If $f$ has at least $3$ real roots then $f''(x)=56x^6+10$ will have at least $1$ real root ↯.
Since $f(0)<0<f(1), \ f$ has exactly two real roots (polynomial of even degree). 
A: How about this: Differentiate. You see that $f'(x)$ has only one root $(x=0)$ and therefore, there is a maximum of 1 extremal point.

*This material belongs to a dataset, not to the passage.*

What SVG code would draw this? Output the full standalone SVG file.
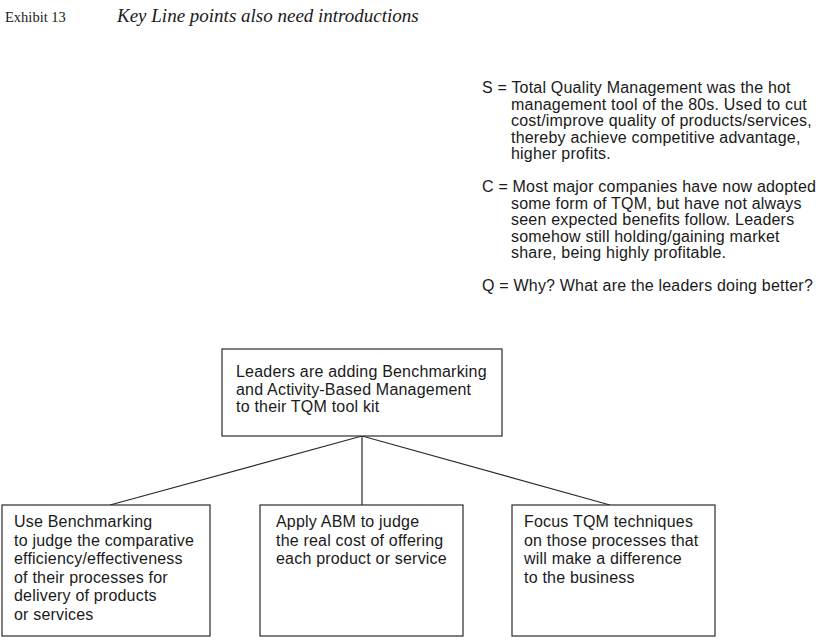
<svg xmlns="http://www.w3.org/2000/svg" width="818" height="640" viewBox="0 0 818 640">
<style>
.bg{fill:#ffffff}
.box{fill:#ffffff;stroke:#2a2a2a;stroke-width:1.2}
.t{font-family:"Liberation Sans",Arial,sans-serif;font-size:16px;letter-spacing:0.2px;fill:#1a1a1a}
.con{stroke:#2a2a2a;stroke-width:1.2;fill:none}
.ex{font-family:"Liberation Serif","Times New Roman",serif;font-size:14.5px;fill:#1a1a1a}
.title{font-family:"Liberation Serif","Times New Roman",serif;font-style:italic;font-size:19px;fill:#1a1a1a}
</style>
<rect class="bg" x="0" y="0" width="818" height="640"/>
<g id="title">
<text class="ex" x="5" y="22">Exhibit 13</text>
<text class="title" x="117" y="22">Key Line points also need introductions</text>
</g>
<g id="scq">
<text class="t" x="482" y="93">S = Total Quality Management was the hot</text>
<text class="t" x="511" y="109.5">management tool of the 80s. Used to cut</text>
<text class="t" x="511" y="126">cost/improve quality of products/services,</text>
<text class="t" x="511" y="142.5">thereby achieve competitive advantage,</text>
<text class="t" x="511" y="159">higher profits.</text>
<text class="t" x="482" y="192">C = Most major companies have now adopted</text>
<text class="t" x="511" y="208.5">some form of TQM, but have not always</text>
<text class="t" x="511" y="225">seen expected benefits follow. Leaders</text>
<text class="t" x="511" y="241.5">somehow still holding/gaining market</text>
<text class="t" x="511" y="258">share, being highly profitable.</text>
<text class="t" x="482" y="291">Q = Why? What are the leaders doing better?</text>
</g>
<g id="connectors">
<line class="con" x1="362" y1="436" x2="110" y2="505"/>
<line class="con" x1="362" y1="436" x2="362" y2="505"/>
<line class="con" x1="362" y1="436" x2="610" y2="505"/>
</g>
<g id="top">
<rect class="box" x="222" y="349" width="280" height="87"/>
<text class="t" x="236" y="377">Leaders are adding Benchmarking</text>
<text class="t" x="236" y="394.5">and Activity-Based Management</text>
<text class="t" x="236" y="412">to their TQM tool kit</text>
</g>
<g id="left">
<rect class="box" x="2" y="505" width="208" height="131"/>
<text class="t" x="14" y="527">Use Benchmarking</text>
<text class="t" x="14" y="545.5">to judge the comparative</text>
<text class="t" x="14" y="564">efficiency/effectiveness</text>
<text class="t" x="14" y="582.5">of their processes for</text>
<text class="t" x="14" y="601">delivery of products</text>
<text class="t" x="14" y="619.5">or services</text>
</g>
<g id="middle">
<rect class="box" x="260" y="505" width="203" height="131"/>
<text class="t" x="276" y="527">Apply ABM to judge</text>
<text class="t" x="276" y="545.5">the real cost of offering</text>
<text class="t" x="276" y="564">each product or service</text>
</g>
<g id="right">
<rect class="box" x="512" y="505" width="203" height="131"/>
<text class="t" x="524" y="527">Focus TQM techniques</text>
<text class="t" x="524" y="545.5">on those processes that</text>
<text class="t" x="524" y="564">will make a difference</text>
<text class="t" x="524" y="582.5">to the business</text>
</g>
</svg>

As f is continuous, we calculate $f(-5)$, $f(0)$ and $f(5)$ and use the intermediate value theorem to prove there are exactly 2 real roots.
A: Note that the left-hand side is even and strictly increasing on $[0, \infty).$ If we let $f(x) = LHS,$ then $f(0) = 0$ and $f(1) = 6,$ so by the intermediate value theorem, there exists $x\in(0,1)$ such that $f(x) = 1.$ Then $f(-x) = 1$ as well, and those are your two roots.
A: Let $f(x)= x^8$ and $g(x)= 1- 5x^2$, let's analyze the solutions of $x^8=1-5x^2$, i.e . $f(x)=g(x)$.
See the graphs below:

$f(x)$ is always concave upwards , and $g(x)$ is always concave downwards.(Check the second derivatives of both functions). As $f(0)=0$ (global minimum of f(x)) , $g(0) = 1$ (global maximum of g(x)) and both functions are even and continuous there will be two solutions to $f(x) = g(x)$.